The man seemed a bit ashamed . “I’ve been working very hard for the past year. We only made love once or twice every few months.”

“Well, there you have it!” The doctor said confidently.

“It’s rust.”

Fifty Bucks Is Fifty Bucks

Morris and his wife Esther went to the state fair every year, and every year Morris would say, ‘Esther,I’d like to ride in that helicopter.’

Esther always replied, ‘I know Morris, but that helicopter ride is fifty dollars, and fifty dollars is fifty dollars’

One year Esther and Morris went to the fair, and Morris said, ‘Esther, I’m 85 years old. If I don’t ride that helicopter, I might never get another chance.’

To this, Esther replied, ‘Morris that helicopter ride is fifty dollars, and fifty dollars is fifty dollars.’

The pilot overheard the couple and said, ‘Folks I’ll make you a deal. I’ll take the both of you for a ride. If you can stay quiet for the entire ride and not say a word, I won’t charge you!

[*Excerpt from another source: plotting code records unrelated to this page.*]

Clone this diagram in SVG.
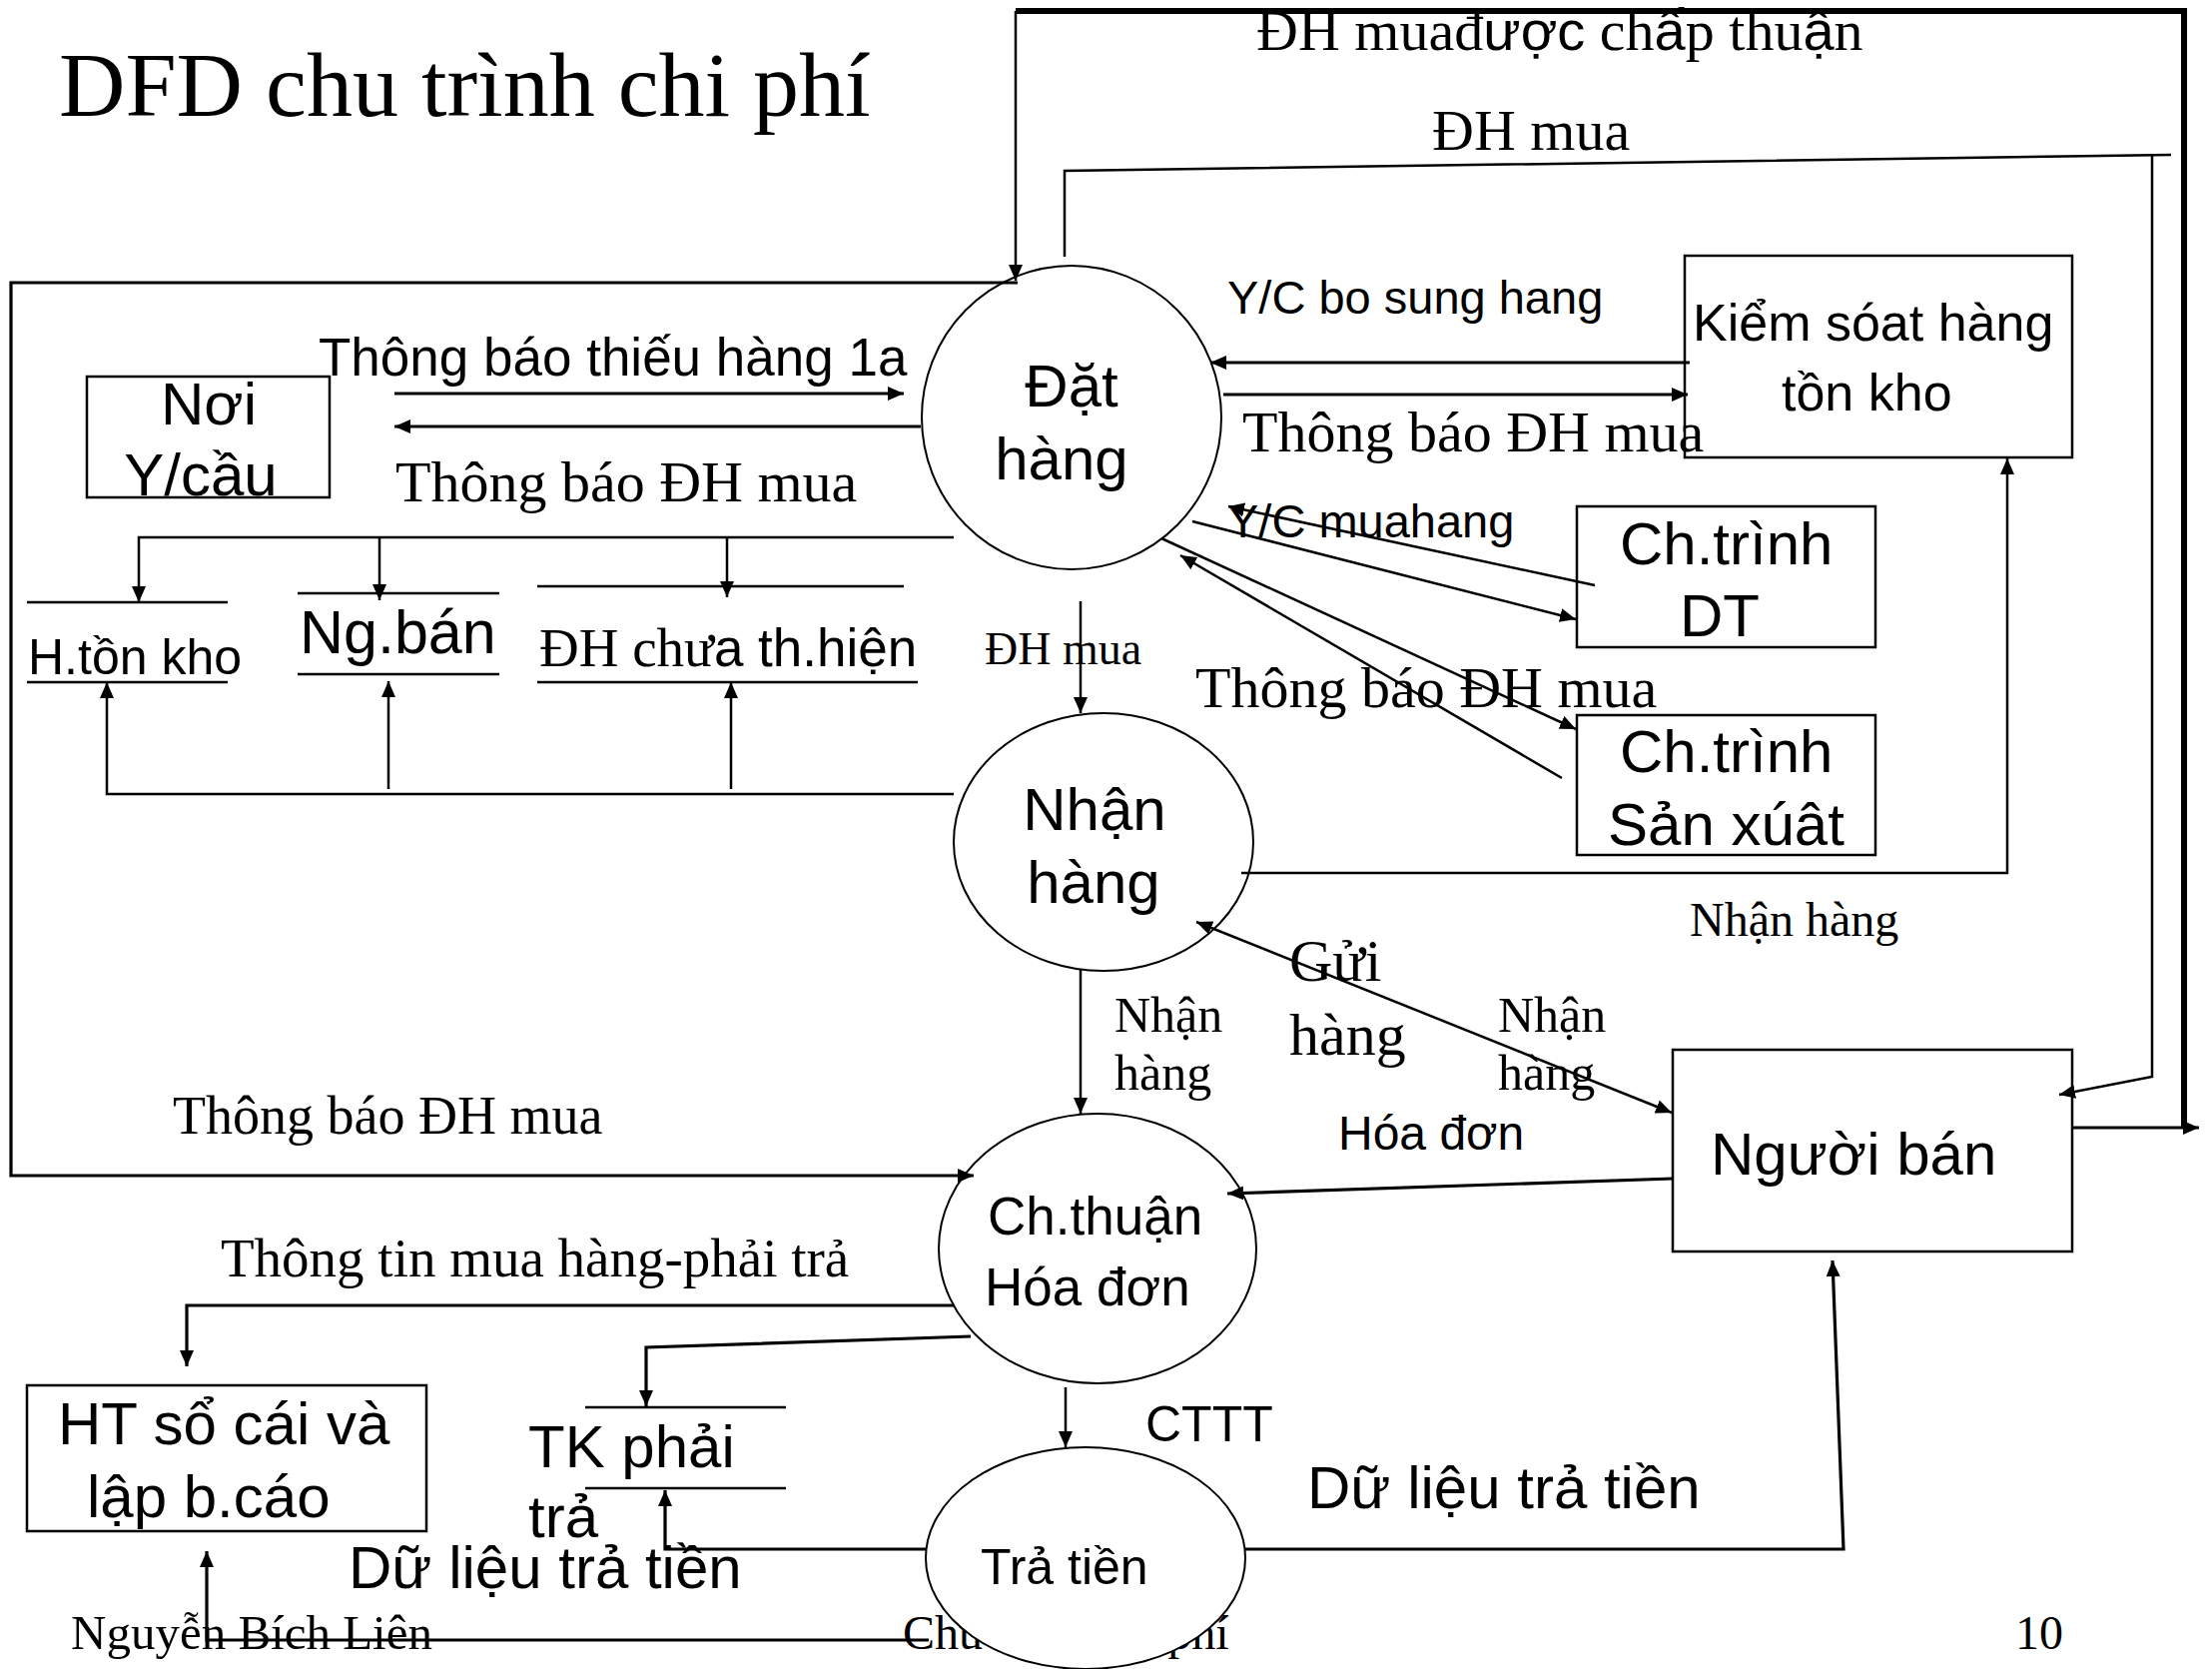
<svg xmlns="http://www.w3.org/2000/svg" width="2215" height="1671" viewBox="0 0 2215 1671">
<style>
.sr{font-family:"Liberation Serif","Times New Roman",serif;fill:#000}
.ss{font-family:"Liberation Sans",Arial,sans-serif;fill:#000}
.ln{fill:none;stroke:#000;stroke-width:2.5}
.th{fill:none;stroke:#000;stroke-width:3.2}
.bx{fill:none;stroke:#000;stroke-width:2.5}
.el{fill:none;stroke:#000;stroke-width:2}
.elw{fill:#fff;stroke:#000;stroke-width:2}
.st{stroke:#000;stroke-width:2.5}
</style>
<defs>
<marker id="a" markerUnits="userSpaceOnUse" markerWidth="18" markerHeight="14" refX="16" refY="7" orient="auto-start-reverse">
<path d="M0,0 L16,7 L0,14 z" fill="#000"/>
</marker>
</defs>
<rect width="2215" height="1671" fill="#fff"/>
<text class="sr" x="59" y="116" font-size="92">DFD chu trình chi phí</text>
<text class="sr" x="71" y="1651" font-size="49">Nguyễn Bích Liên</text>
<text class="sr" x="904" y="1651" font-size="48">Chu trình chi phí</text>
<text class="sr" x="2018" y="1651" font-size="48">10</text>
<g id="connectors">
<path d="M2187,1129 V11 H1017" fill="none" stroke="#000" stroke-width="6"/>
<path class="ln" d="M1017,11 V281" marker-end="url(#a)"/>
<path class="th" d="M2076,1129 H2202" marker-end="url(#a)"/>
<path class="ln" d="M1066,257 V171 L2174,155"/>
<path class="ln" d="M2155,155 V1078 L2062,1096" marker-end="url(#a)"/>
<path class="th" d="M1019,283 H11 V1177 H975" marker-end="url(#a)"/>
<path class="th" d="M395,394 H905" marker-end="url(#a)"/>
<path class="th" d="M922,427 H395" marker-end="url(#a)"/>
<path class="ln" d="M955,538 H139 V603" marker-end="url(#a)"/>
<path class="ln" d="M380,538 V601" marker-end="url(#a)"/>
<path class="ln" d="M728,538 V598" marker-end="url(#a)"/>
<path class="ln" d="M955,795 H107 V683" marker-end="url(#a)"/>
<path class="ln" d="M389,790 V682" marker-end="url(#a)"/>
<path class="ln" d="M732,790 V683" marker-end="url(#a)"/>
<path class="th" d="M1692,363 H1212" marker-end="url(#a)"/>
<path class="th" d="M1225,395 H1690" marker-end="url(#a)"/>
<path class="ln" d="M1597,586 L1230,507" marker-end="url(#a)"/>
<path class="ln" d="M1194,522 L1578,620" marker-end="url(#a)"/>
<path class="ln" d="M1163,539 L1578,730" marker-end="url(#a)"/>
<path class="ln" d="M1564,779 L1182,556" marker-end="url(#a)"/>
<path class="ln" d="M1082,602 V714" stroke-width="4.5" marker-end="url(#a)"/>
<path class="ln" d="M1243,874 H2010 V459" marker-end="url(#a)"/>
<path class="ln" d="M1198,923 L1674,1114" marker-start="url(#a)" marker-end="url(#a)"/>
<path class="ln" d="M1082,971 V1115" marker-end="url(#a)"/>
<path class="th" d="M1675,1180 L1229,1195" marker-end="url(#a)"/>
<path class="th" d="M955,1307 H187 V1368" marker-end="url(#a)"/>
<path class="th" d="M972,1338 L647,1349 V1408" marker-end="url(#a)"/>
<path class="th" d="M927,1551 H666 V1492" marker-end="url(#a)"/>
<path class="th" d="M930,1642 H207 V1553" marker-end="url(#a)"/>
<path class="th" d="M1246,1551 H1846 L1835,1262" marker-end="url(#a)"/>
<path class="ln" d="M1067,1389 V1449" marker-end="url(#a)"/>
</g>
<g id="labels">
<text class="sr" x="1258" y="50" font-size="58">ĐH muađ<tspan class="ss" font-size="56">ược</tspan> ch<tspan class="ss" font-size="56">ấ</tspan>p thu<tspan class="ss" font-size="56">ậ</tspan>n</text>
<text class="sr" x="1434" y="150" font-size="58">ĐH mua</text>
<text class="ss" x="319" y="376" font-size="53">Thông báo thiếu hàng 1a</text>
<text class="sr" x="396" y="502" font-size="58">Thông báo ĐH mua</text>
<text class="ss" x="1229" y="314" font-size="47">Y/C bo sung hang</text>
<text class="sr" x="1244" y="452" font-size="58">Thông báo ĐH mua</text>
<text class="ss" x="1229" y="538" font-size="47">Y/C muahang</text>
<text class="sr" x="1197" y="708" font-size="58">Thông báo ĐH mua</text>
<text class="sr" x="986" y="665" font-size="46">ĐH mua</text>
<text class="sr" x="1692" y="937" font-size="48">Nhận hàng</text>
<text class="sr" x="1291" y="982" font-size="60">Gửi</text>
<text class="sr" x="1291" y="1056" font-size="60">hàng</text>
<text class="sr" x="1116" y="1033" font-size="50">Nhận</text>
<text class="sr" x="1116" y="1091" font-size="50">hàng</text>
<text class="sr" x="1500" y="1033" font-size="50">Nhận</text>
<text class="sr" x="1500" y="1091" font-size="50">hàng</text>
<text class="ss" x="1340" y="1151" font-size="48">Hóa đơn</text>
<text class="sr" x="173" y="1135" font-size="54">Thông báo ĐH mua</text>
<text class="sr" x="221" y="1278" font-size="55">Thông tin mua hàng-phải trả</text>
<text class="ss" x="1147" y="1443" font-size="50">CTTT</text>
<text class="ss" x="349" y="1590" font-size="60">Dữ liệu trả tiền</text>
<text class="ss" x="1309" y="1510" font-size="60">Dữ liệu trả tiền</text>
</g>
<g id="n-dathang">
<ellipse class="el" cx="1073" cy="418" rx="150" ry="152"/>
<text class="ss" x="1073" y="407" font-size="60" text-anchor="middle">Đặt</text>
<text class="ss" x="1063" y="480" font-size="60" text-anchor="middle">hàng</text>
</g>
<g id="n-nhanhang">
<ellipse class="el" cx="1105" cy="843" rx="150" ry="129"/>
<text class="ss" x="1096" y="831" font-size="60" text-anchor="middle">Nhận</text>
<text class="ss" x="1095" y="904" font-size="60" text-anchor="middle">hàng</text>
</g>
<g id="n-chthuan">
<ellipse class="el" cx="1099" cy="1250" rx="159" ry="135"/>
<text class="ss" x="989" y="1236" font-size="53">Ch.thuận</text>
<text class="ss" x="986" y="1307" font-size="53">Hóa đơn</text>
</g>
<g id="n-tratien">
<ellipse class="elw" cx="1087" cy="1560" rx="160" ry="111"/>
<text class="ss" x="982" y="1586" font-size="50">Trả tiền</text>
</g>
<g id="n-noiycau">
<rect class="bx" x="87" y="377" width="243" height="121"/>
<text class="ss" x="209" y="425" font-size="60" text-anchor="middle">Nơi</text>
<text class="ss" x="201" y="496" font-size="60" text-anchor="middle">Y/cầu</text>
</g>
<g id="n-kiemsoat">
<rect class="bx" x="1687" y="256" width="388" height="202"/>
<text class="ss" x="1695" y="341" font-size="52">Kiểm sóat hàng</text>
<text class="ss" x="1784" y="411" font-size="52">tồn kho</text>
</g>
<g id="n-chtrinhdt">
<rect class="bx" x="1579" y="507" width="299" height="141"/>
<text class="ss" x="1622" y="565" font-size="60">Ch.trình</text>
<text class="ss" x="1682" y="637" font-size="60">DT</text>
</g>
<g id="n-chtrinhsx">
<rect class="bx" x="1579" y="716" width="299" height="140"/>
<text class="ss" x="1622" y="773" font-size="60">Ch.trình</text>
<text class="ss" x="1610" y="846" font-size="60">Sản xúât</text>
</g>
<g id="n-nguoiban">
<rect class="bx" x="1675" y="1051" width="400" height="202"/>
<text class="ss" x="1713" y="1176" font-size="60">Người bán</text>
</g>
<g id="n-htsocai">
<rect class="bx" x="27" y="1387" width="400" height="146"/>
<text class="ss" x="58" y="1446" font-size="60">HT sổ cái và</text>
<text class="ss" x="87" y="1519" font-size="60">lập b.cáo</text>
</g>
<g id="s-htonkho">
<line class="st" x1="27" y1="603" x2="228" y2="603"/>
<line class="st" x1="27" y1="683" x2="228" y2="683"/>
<text class="ss" x="28" y="675" font-size="50">H.tồn kho</text>
</g>
<g id="s-ngban">
<line class="st" x1="298" y1="594" x2="500" y2="594"/>
<line class="st" x1="298" y1="675" x2="500" y2="675"/>
<text class="ss" x="300" y="654" font-size="61">Ng.bán</text>
</g>
<g id="s-dhchua">
<line class="st" x1="538" y1="587" x2="905" y2="587"/>
<line class="st" x1="538" y1="683" x2="919" y2="683"/>
<text class="sr" x="540" y="667" font-size="55">ĐH chư<tspan class="ss" font-size="53">a th.hiện</tspan></text>
</g>
<g id="s-tkphaitra">
<line class="st" x1="586" y1="1409" x2="787" y2="1409"/>
<line class="st" x1="586" y1="1490" x2="787" y2="1490"/>
<text class="ss" x="529" y="1469" font-size="60">TK phải</text>
<text class="ss" x="529" y="1539" font-size="60">trả</text>
</g>
</svg>
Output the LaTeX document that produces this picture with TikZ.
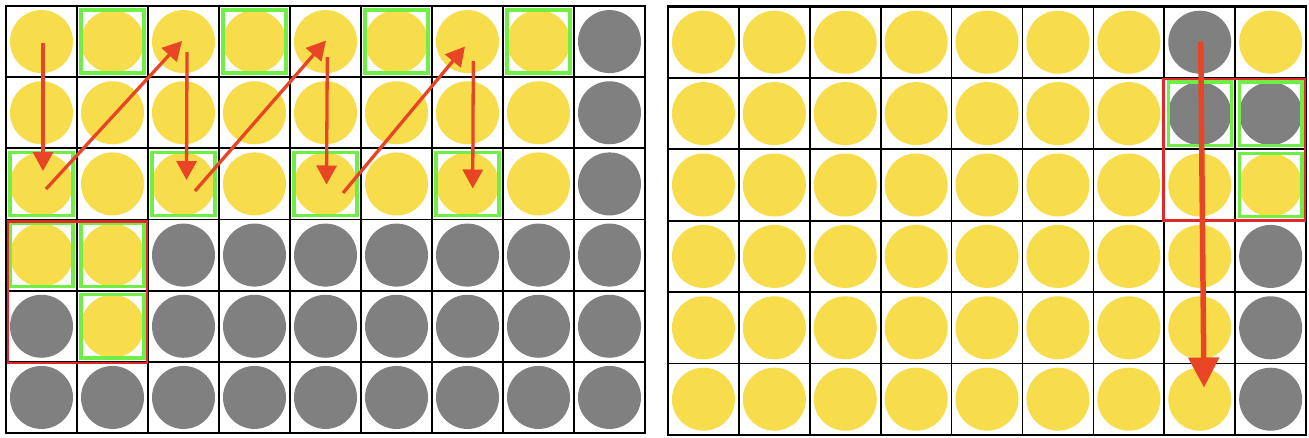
\documentclass[tikz,border=0pt]{standalone}
\usetikzlibrary{arrows.meta}
\definecolor{cyel}{RGB}{247,221,76}
\definecolor{cgray}{RGB}{128,128,128}
\definecolor{cgreen}{RGB}{112,238,72}
\definecolor{cred}{RGB}{232,69,38}
\definecolor{cbox}{RGB}{224,40,40}
\begin{document}
\begin{tikzpicture}[x=1pt,y=-1pt,
  dot/.style={circle,inner sep=0pt,minimum size=63pt,draw=none},
  gridline/.style={black,line width=1.7pt},
  frame/.style={black,line width=2.2pt},
  greenbox/.style={cgreen,line width=3.4pt},
  redbox/.style={cbox,line width=2.5pt},
  arr/.style={cred,line width=3.3pt,-{Triangle[length=19pt,width=20pt]}},
  bigarr/.style={cred,line width=5.5pt,-{Triangle[length=30pt,width=30pt]}}]
\useasboundingbox (0,0) rectangle (1309,437);
\fill[white] (0,0) rectangle (1309,437);

% ---------- left grid ----------
\def\LX{6}\def\LY{6}\def\LW{71}\def\LH{71.17}
\foreach \r in {0,...,5}{
  \foreach \c in {0,...,8}{
    \pgfmathtruncatemacro\g{((\c==8) && (\r<3)) || ((\r>2) && (\c>1)) || ((\r==4) && (\c==0)) || (\r==5)}
    \ifnum\g=1 \def\col{cgray}\else\def\col{cyel}\fi
    \node[dot,fill=\col] (L-\r-\c) at ({\LX+\LW*(\c+0.5)},{\LY+\LH*(\r+0.5)}) {};
  }
}
\foreach \i in {1,...,5}{\draw[gridline] (\LX,{\LY+\LH*\i}) -- ({\LX+9*\LW},{\LY+\LH*\i});}
\foreach \j in {1,...,8}{\draw[gridline] ({\LX+\LW*\j},\LY) -- ({\LX+\LW*\j},{\LY+6*\LH});}
\draw[frame] (\LX,\LY) rectangle ({\LX+9*\LW},{\LY+6*\LH});
\foreach \r/\c in {0/1,0/3,0/5,0/7,2/0,2/2,2/4,2/6,3/0,3/1,4/1}{
  \draw[greenbox] ({\LX+\LW*\c+4},{\LY+\LH*\r+4}) rectangle ({\LX+\LW*(\c+1)-4},{\LY+\LH*(\r+1)-4});
}
\draw[redbox] ({\LX+2},{\LY+3*\LH+2}) rectangle ({\LX+2*\LW-1},{\LY+5*\LH+1});

% arrow end points
\coordinate (a1s) at (43,43);   \coordinate (a1e) at (43,171);
\coordinate (a2s) at (46,189);  \coordinate (a2e) at (182,41);
\coordinate (a3s) at (187,52);  \coordinate (a3e) at (186.5,180);
\coordinate (a4s) at (195,191); \coordinate (a4e) at (326,40.5);
\coordinate (a5s) at (327.3,57);\coordinate (a5e) at (326.5,184.5);
\coordinate (a6s) at (343,193); \coordinate (a6e) at (465,46.5);
\coordinate (a7s) at (473.3,61);\coordinate (a7e) at (472.7,188.5);
\draw[arr] (a1s) -- (a1e);
\draw[arr] (a2s) -- (a2e);
\draw[arr] (a3s) -- (a3e);
\draw[arr] (a4s) -- (a4e);
\draw[arr] (a5s) -- (a5e);
\draw[arr] (a6s) -- (a6e);
\draw[arr] (a7s) -- (a7e);

% ---------- right grid ----------
\def\RX{668}\def\RY{6.5}\def\RW{70.9}\def\RH{71.4}
\foreach \r in {0,...,5}{
  \foreach \c in {0,...,8}{
    \pgfmathtruncatemacro\g{((\c==7) && (\r<2)) || ((\c==8) && (\r==1)) || ((\c==8) && (\r>2))}
    \ifnum\g=1 \def\col{cgray}\else\def\col{cyel}\fi
    \node[dot,fill=\col] (R-\r-\c) at ({\RX+\RW*(\c+0.5)},{\RY+\RH*(\r+0.5)}) {};
  }
}
\foreach \i in {1,...,5}{\draw[gridline] (\RX,{\RY+\RH*\i}) -- ({\RX+9*\RW},{\RY+\RH*\i});}
\foreach \j in {1,...,8}{\draw[gridline] ({\RX+\RW*\j},\RY) -- ({\RX+\RW*\j},{\RY+6*\RH});}
\draw[frame] (\RX,\RY) rectangle ({\RX+9*\RW},{\RY+6*\RH});
\foreach \r/\c in {1/7,1/8,2/8}{
  \draw[greenbox] ({\RX+\RW*\c+4},{\RY+\RH*\r+4}) rectangle ({\RX+\RW*(\c+1)-4},{\RY+\RH*(\r+1)-4});
}
\draw[redbox] ({\RX+7*\RW-1},{\RY+\RH+1}) rectangle ({\RX+9*\RW-1},{\RY+3*\RH});

\coordinate (b1s) at (1200.7,41.5);
\coordinate (b1e) at (1204,387.5);
\draw[bigarr] (b1s) -- (b1e);
\end{tikzpicture}
\end{document}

But if you say one word, it’s fifty dollars.’

Morris and Esther agreed and up they went. The pilot did all kinds of fancy maneuvers, but not a word was heard. He did his daredevil tricks over and over again, but still not a word.

When they landed, the pilot turned to Morris and said, ‘By golly, I did everything I could to get you to yell out, but you didn’t. I’m impressed!’

Morris replied, ‘Well, to tell you the truth, I almost said something when Esther fell out, but you know, fifty dollars is fifty dollars!’